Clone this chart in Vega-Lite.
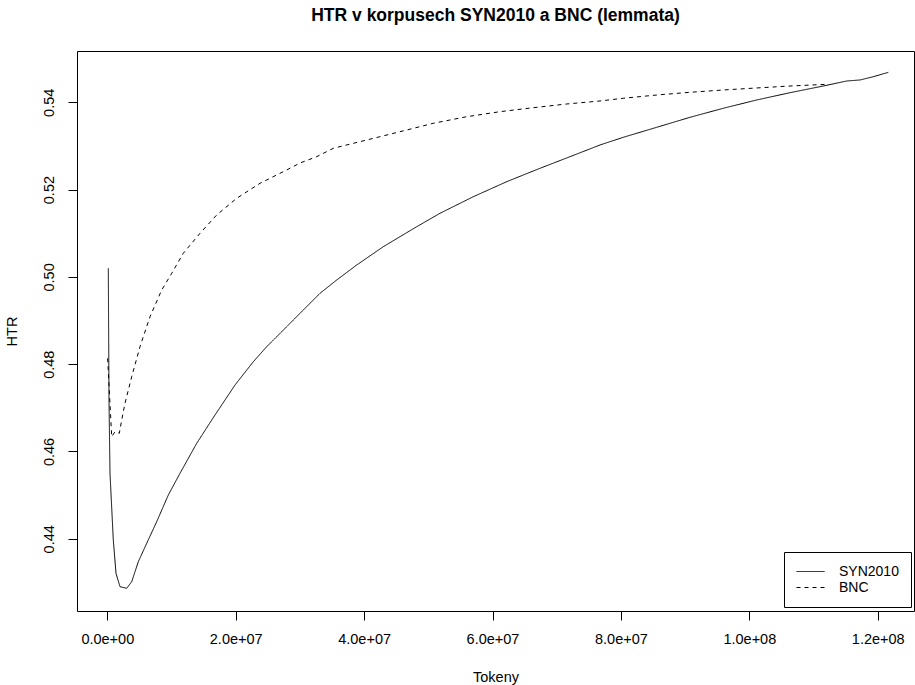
{
  "$schema": "https://vega.github.io/schema/vega-lite/v6.json",
  "width": 837,
  "height": 560,
  "autosize": {"type": "none"},
  "padding": {"left": 77, "top": 51, "right": 1, "bottom": 74},
  "background": "white",
  "title": {
    "text": "HTR v korpusech SYN2010 a BNC (lemmata)",
    "font": "Liberation Sans",
    "fontSize": 17.5,
    "fontWeight": "bold",
    "color": "black",
    "anchor": "middle",
    "frame": "group",
    "offset": 27
  },
  "config": {
    "view": {"stroke": "black", "strokeWidth": 1},
    "axis": {
      "domain": false,
      "grid": false,
      "tickColor": "black",
      "tickSize": 9,
      "tickWidth": 1,
      "labelFont": "Liberation Sans",
      "labelFontSize": 14.5,
      "labelColor": "black",
      "titleFont": "Liberation Sans",
      "titleFontSize": 14.5,
      "titleFontWeight": "normal",
      "titleColor": "black"
    }
  },
  "data": {
    "values": [
      {"s": "SYN2010", "x": 155763, "y": 0.50197},
      {"s": "SYN2010", "x": 264797, "y": 0.4718},
      {"s": "SYN2010", "x": 420560, "y": 0.4550},
      {"s": "SYN2010", "x": 934578, "y": 0.43972},
      {"s": "SYN2010", "x": 1355138, "y": 0.43209},
      {"s": "SYN2010", "x": 1978190, "y": 0.42902},
      {"s": "SYN2010", "x": 3021802, "y": 0.42866},
      {"s": "SYN2010", "x": 3800617, "y": 0.43017},
      {"s": "SYN2010", "x": 4828653, "y": 0.43475},
      {"s": "SYN2010", "x": 6137062, "y": 0.43897},
      {"s": "SYN2010", "x": 7694692, "y": 0.44392},
      {"s": "SYN2010", "x": 9501543, "y": 0.45003},
      {"s": "SYN2010", "x": 11323970, "y": 0.4550},
      {"s": "SYN2010", "x": 13925212, "y": 0.46188},
      {"s": "SYN2010", "x": 16775675, "y": 0.46836},
      {"s": "SYN2010", "x": 19890935, "y": 0.47523},
      {"s": "SYN2010", "x": 22741398, "y": 0.48057},
      {"s": "SYN2010", "x": 24828622, "y": 0.48401},
      {"s": "SYN2010", "x": 27165067, "y": 0.48744},
      {"s": "SYN2010", "x": 30015530, "y": 0.49166},
      {"s": "SYN2010", "x": 33130790, "y": 0.49624},
      {"s": "SYN2010", "x": 35732032, "y": 0.49929},
      {"s": "SYN2010", "x": 38847292, "y": 0.50273},
      {"s": "SYN2010", "x": 42990588, "y": 0.50692},
      {"s": "SYN2010", "x": 48193072, "y": 0.5115},
      {"s": "SYN2010", "x": 51822350, "y": 0.51457},
      {"s": "SYN2010", "x": 57009258, "y": 0.51837},
      {"s": "SYN2010", "x": 62211742, "y": 0.52181},
      {"s": "SYN2010", "x": 67398650, "y": 0.52488},
      {"s": "SYN2010", "x": 72071540, "y": 0.52754},
      {"s": "SYN2010", "x": 76744430, "y": 0.53022},
      {"s": "SYN2010", "x": 80373708, "y": 0.53198},
      {"s": "SYN2010", "x": 85576192, "y": 0.53427},
      {"s": "SYN2010", "x": 90763100, "y": 0.53656},
      {"s": "SYN2010", "x": 95950008, "y": 0.53863},
      {"s": "SYN2010", "x": 101152492, "y": 0.54053},
      {"s": "SYN2010", "x": 106339400, "y": 0.5422},
      {"s": "SYN2010", "x": 111526308, "y": 0.54373},
      {"s": "SYN2010", "x": 115171162, "y": 0.54488},
      {"s": "SYN2010", "x": 117242810, "y": 0.54511},
      {"s": "SYN2010", "x": 119314458, "y": 0.54586},
      {"s": "SYN2010", "x": 121650903, "y": 0.54686},
      {"s": "BNC", "x": 50000, "y": 0.48135},
      {"s": "BNC", "x": 685357, "y": 0.46339},
      {"s": "BNC", "x": 1199375, "y": 0.46453},
      {"s": "BNC", "x": 1869156, "y": 0.46417},
      {"s": "BNC", "x": 2242987, "y": 0.46721},
      {"s": "BNC", "x": 2757005, "y": 0.47104},
      {"s": "BNC", "x": 3800617, "y": 0.47713},
      {"s": "BNC", "x": 5093450, "y": 0.48401},
      {"s": "BNC", "x": 6651080, "y": 0.49088},
      {"s": "BNC", "x": 8473507, "y": 0.497},
      {"s": "BNC", "x": 10031137, "y": 0.50082},
      {"s": "BNC", "x": 11837988, "y": 0.50541},
      {"s": "BNC", "x": 14439230, "y": 0.50999},
      {"s": "BNC", "x": 17040472, "y": 0.51418},
      {"s": "BNC", "x": 20155732, "y": 0.51801},
      {"s": "BNC", "x": 23785010, "y": 0.52144},
      {"s": "BNC", "x": 27943882, "y": 0.52449},
      {"s": "BNC", "x": 30015530, "y": 0.52609},
      {"s": "BNC", "x": 32616772, "y": 0.52754},
      {"s": "BNC", "x": 35202438, "y": 0.52946},
      {"s": "BNC", "x": 40404922, "y": 0.53136},
      {"s": "BNC", "x": 45591830, "y": 0.53326},
      {"s": "BNC", "x": 50778738, "y": 0.53519},
      {"s": "BNC", "x": 55981222, "y": 0.5367},
      {"s": "BNC", "x": 61168130, "y": 0.53785},
      {"s": "BNC", "x": 66355038, "y": 0.53876},
      {"s": "BNC", "x": 71557522, "y": 0.53961},
      {"s": "BNC", "x": 76744430, "y": 0.5403},
      {"s": "BNC", "x": 80373708, "y": 0.54092},
      {"s": "BNC", "x": 85576192, "y": 0.54167},
      {"s": "BNC", "x": 90763100, "y": 0.54229},
      {"s": "BNC", "x": 95950008, "y": 0.54282},
      {"s": "BNC", "x": 101152492, "y": 0.54328},
      {"s": "BNC", "x": 106339400, "y": 0.54373},
      {"s": "BNC", "x": 112055902, "y": 0.54412}
    ]
  },
  "mark": {"type": "line", "color": "black", "strokeWidth": 1, "clip": true},
  "encoding": {
    "x": {
      "field": "x",
      "type": "quantitative",
      "scale": {"domain": [-4720000, 125650000], "nice": false, "zero": false},
      "axis": {
        "title": "Tokeny",
        "values": [0, 20000000, 40000000, 60000000, 80000000, 100000000, 120000000],
        "labelExpr": "replace(format(datum.value, '.1e'), regexp('e[+]([0-9])$'), 'e+0$1')",
        "labelPadding": 12,
        "titlePadding": 25,
        "labelFlush": false,
        "labelOverlap": false
      }
    },
    "y": {
      "field": "y",
      "type": "quantitative",
      "scale": {"domain": [0.42346, 0.55175], "nice": false, "zero": false},
      "axis": {
        "title": "HTR",
        "values": [0.44, 0.46, 0.48, 0.5, 0.52, 0.54],
        "format": ".2f",
        "labelAngle": 270,
        "labelAlign": "center",
        "labelBaseline": "bottom",
        "labelPadding": 12,
        "titlePadding": 22,
        "labelFlush": false,
        "labelOverlap": false
      }
    },
    "strokeDash": {
      "field": "s",
      "type": "nominal",
      "scale": {"domain": ["SYN2010", "BNC"], "range": [[1, 0], [4, 4]]},
      "legend": {
        "title": null,
        "orient": "none",
        "legendX": 707,
        "legendY": 501,
        "strokeColor": "black",
        "fillColor": "white",
        "padding": 12,
        "cornerRadius": 0,
        "symbolType": "M-1,0H3",
        "symbolSize": 196,
        "symbolStrokeColor": "black",
        "symbolStrokeWidth": 1,
        "labelFont": "Liberation Sans",
        "labelFontSize": 14,
        "labelColor": "black",
        "labelOffset": 28,
        "rowPadding": 1
      }
    }
  }
}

^^^^^^^^

■ **BRIEF**
Leaving the pictures aside, transcribe the entire listing exactly.

■ **COMPLETE RESPONSE**
Clone this chart in Vega-Lite.
{
  "$schema": "https://vega.github.io/schema/vega-lite/v6.json",
  "width": 837,
  "height": 560,
  "autosize": {"type": "none"},
  "padding": {"left": 77, "top": 51, "right": 1, "bottom": 74},
  "background": "white",
  "title": {
    "text": "HTR v korpusech SYN2010 a BNC (lemmata)",
    "font": "Liberation Sans",
    "fontSize": 17.5,
    "fontWeight": "bold",
    "color": "black",
    "anchor": "middle",
    "frame": "group",
    "offset": 27
  },
  "config": {
    "view": {"stroke": "black", "strokeWidth": 1},
    "axis": {
      "domain": false,
      "grid": false,
      "tickColor": "black",
      "tickSize": 9,
      "tickWidth": 1,
      "labelFont": "Liberation Sans",
      "labelFontSize": 14.5,
      "labelColor": "black",
      "titleFont": "Liberation Sans",
      "titleFontSize": 14.5,
      "titleFontWeight": "normal",
      "titleColor": "black"
    }
  },
  "data": {
    "values": [
      {"s": "SYN2010", "x": 155763, "y": 0.50197},
      {"s": "SYN2010", "x": 264797, "y": 0.4718},
      {"s": "SYN2010", "x": 420560, "y": 0.4550},
      {"s": "SYN2010", "x": 934578, "y": 0.43972},
      {"s": "SYN2010", "x": 1355138, "y": 0.43209},
      {"s": "SYN2010", "x": 1978190, "y": 0.42902},
      {"s": "SYN2010", "x": 3021802, "y": 0.42866},
      {"s": "SYN2010", "x": 3800617, "y": 0.43017},
      {"s": "SYN2010", "x": 4828653, "y": 0.43475},
      {"s": "SYN2010", "x": 6137062, "y": 0.43897},
      {"s": "SYN2010", "x": 7694692, "y": 0.44392},
      {"s": "SYN2010", "x": 9501543, "y": 0.45003},
      {"s": "SYN2010", "x": 11323970, "y": 0.4550},
      {"s": "SYN2010", "x": 13925212, "y": 0.46188},
      {"s": "SYN2010", "x": 16775675, "y": 0.46836},
      {"s": "SYN2010", "x": 19890935, "y": 0.47523},
      {"s": "SYN2010", "x": 22741398, "y": 0.48057},
      {"s": "SYN2010", "x": 24828622, "y": 0.48401},
      {"s": "SYN2010", "x": 27165067, "y": 0.48744},
      {"s": "SYN2010", "x": 30015530, "y": 0.49166},
      {"s": "SYN2010", "x": 33130790, "y": 0.49624},
      {"s": "SYN2010", "x": 35732032, "y": 0.49929},
      {"s": "SYN2010", "x": 38847292, "y": 0.50273},
      {"s": "SYN2010", "x": 42990588, "y": 0.50692},
      {"s": "SYN2010", "x": 48193072, "y": 0.5115},
      {"s": "SYN2010", "x": 51822350, "y": 0.51457},
      {"s": "SYN2010", "x": 57009258, "y": 0.51837},
      {"s": "SYN2010", "x": 62211742, "y": 0.52181},
      {"s": "SYN2010", "x": 67398650, "y": 0.52488},
      {"s": "SYN2010", "x": 72071540, "y": 0.52754},
      {"s": "SYN2010", "x": 76744430, "y": 0.53022},
      {"s": "SYN2010", "x": 80373708, "y": 0.53198},
      {"s": "SYN2010", "x": 85576192, "y": 0.53427},
      {"s": "SYN2010", "x": 90763100, "y": 0.53656},
      {"s": "SYN2010", "x": 95950008, "y": 0.53863},
      {"s": "SYN2010", "x": 101152492, "y": 0.54053},
      {"s": "SYN2010", "x": 106339400, "y": 0.5422},
      {"s": "SYN2010", "x": 111526308, "y": 0.54373},
      {"s": "SYN2010", "x": 115171162, "y": 0.54488},
      {"s": "SYN2010", "x": 117242810, "y": 0.54511},
      {"s": "SYN2010", "x": 119314458, "y": 0.54586},
      {"s": "SYN2010", "x": 121650903, "y": 0.54686},
      {"s": "BNC", "x": 50000, "y": 0.48135},
      {"s": "BNC", "x": 685357, "y": 0.46339},
      {"s": "BNC", "x": 1199375, "y": 0.46453},
      {"s": "BNC", "x": 1869156, "y": 0.46417},
      {"s": "BNC", "x": 2242987, "y": 0.46721},
      {"s": "BNC", "x": 2757005, "y": 0.47104},
      {"s": "BNC", "x": 3800617, "y": 0.47713},
      {"s": "BNC", "x": 5093450, "y": 0.48401},
      {"s": "BNC", "x": 6651080, "y": 0.49088},
      {"s": "BNC", "x": 8473507, "y": 0.497},
      {"s": "BNC", "x": 10031137, "y": 0.50082},
      {"s": "BNC", "x": 11837988, "y": 0.50541},
      {"s": "BNC", "x": 14439230, "y": 0.50999},
      {"s": "BNC", "x": 17040472, "y": 0.51418},
      {"s": "BNC", "x": 20155732, "y": 0.51801},
      {"s": "BNC", "x": 23785010, "y": 0.52144},
      {"s": "BNC", "x": 27943882, "y": 0.52449},
      {"s": "BNC", "x": 30015530, "y": 0.52609},
      {"s": "BNC", "x": 32616772, "y": 0.52754},
      {"s": "BNC", "x": 35202438, "y": 0.52946},
      {"s": "BNC", "x": 40404922, "y": 0.53136},
      {"s": "BNC", "x": 45591830, "y": 0.53326},
      {"s": "BNC", "x": 50778738, "y": 0.53519},
      {"s": "BNC", "x": 55981222, "y": 0.5367},
      {"s": "BNC", "x": 61168130, "y": 0.53785},
      {"s": "BNC", "x": 66355038, "y": 0.53876},
      {"s": "BNC", "x": 71557522, "y": 0.53961},
      {"s": "BNC", "x": 76744430, "y": 0.5403},
      {"s": "BNC", "x": 80373708, "y": 0.54092},
      {"s": "BNC", "x": 85576192, "y": 0.54167},
      {"s": "BNC", "x": 90763100, "y": 0.54229},
      {"s": "BNC", "x": 95950008, "y": 0.54282},
      {"s": "BNC", "x": 101152492, "y": 0.54328},
      {"s": "BNC", "x": 106339400, "y": 0.54373},
      {"s": "BNC", "x": 112055902, "y": 0.54412}
    ]
  },
  "mark": {"type": "line", "color": "black", "strokeWidth": 1, "clip": true},
  "encoding": {
    "x": {
      "field": "x",
      "type": "quantitative",
      "scale": {"domain": [-4720000, 125650000], "nice": false, "zero": false},
      "axis": {
        "title": "Tokeny",
        "values": [0, 20000000, 40000000, 60000000, 80000000, 100000000, 120000000],
        "labelExpr": "replace(format(datum.value, '.1e'), regexp('e[+]([0-9])$'), 'e+0$1')",
        "labelPadding": 12,
        "titlePadding": 25,
        "labelFlush": false,
        "labelOverlap": false
      }
    },
    "y": {
      "field": "y",
      "type": "quantitative",
      "scale": {"domain": [0.42346, 0.55175], "nice": false, "zero": false},
      "axis": {
        "title": "HTR",
        "values": [0.44, 0.46, 0.48, 0.5, 0.52, 0.54],
        "format": ".2f",
        "labelAngle": 270,
        "labelAlign": "center",
        "labelBaseline": "bottom",
        "labelPadding": 12,
        "titlePadding": 22,
        "labelFlush": false,
        "labelOverlap": false
      }
    },
    "strokeDash": {
      "field": "s",
      "type": "nominal",
      "scale": {"domain": ["SYN2010", "BNC"], "range": [[1, 0], [4, 4]]},
      "legend": {
        "title": null,
        "orient": "none",
        "legendX": 707,
        "legendY": 501,
        "strokeColor": "black",
        "fillColor": "white",
        "padding": 12,
        "cornerRadius": 0,
        "symbolType": "M-1,0H3",
        "symbolSize": 196,
        "symbolStrokeColor": "black",
        "symbolStrokeWidth": 1,
        "labelFont": "Liberation Sans",
        "labelFontSize": 14,
        "labelColor": "black",
        "labelOffset": 28,
        "rowPadding": 1
      }
    }
  }
}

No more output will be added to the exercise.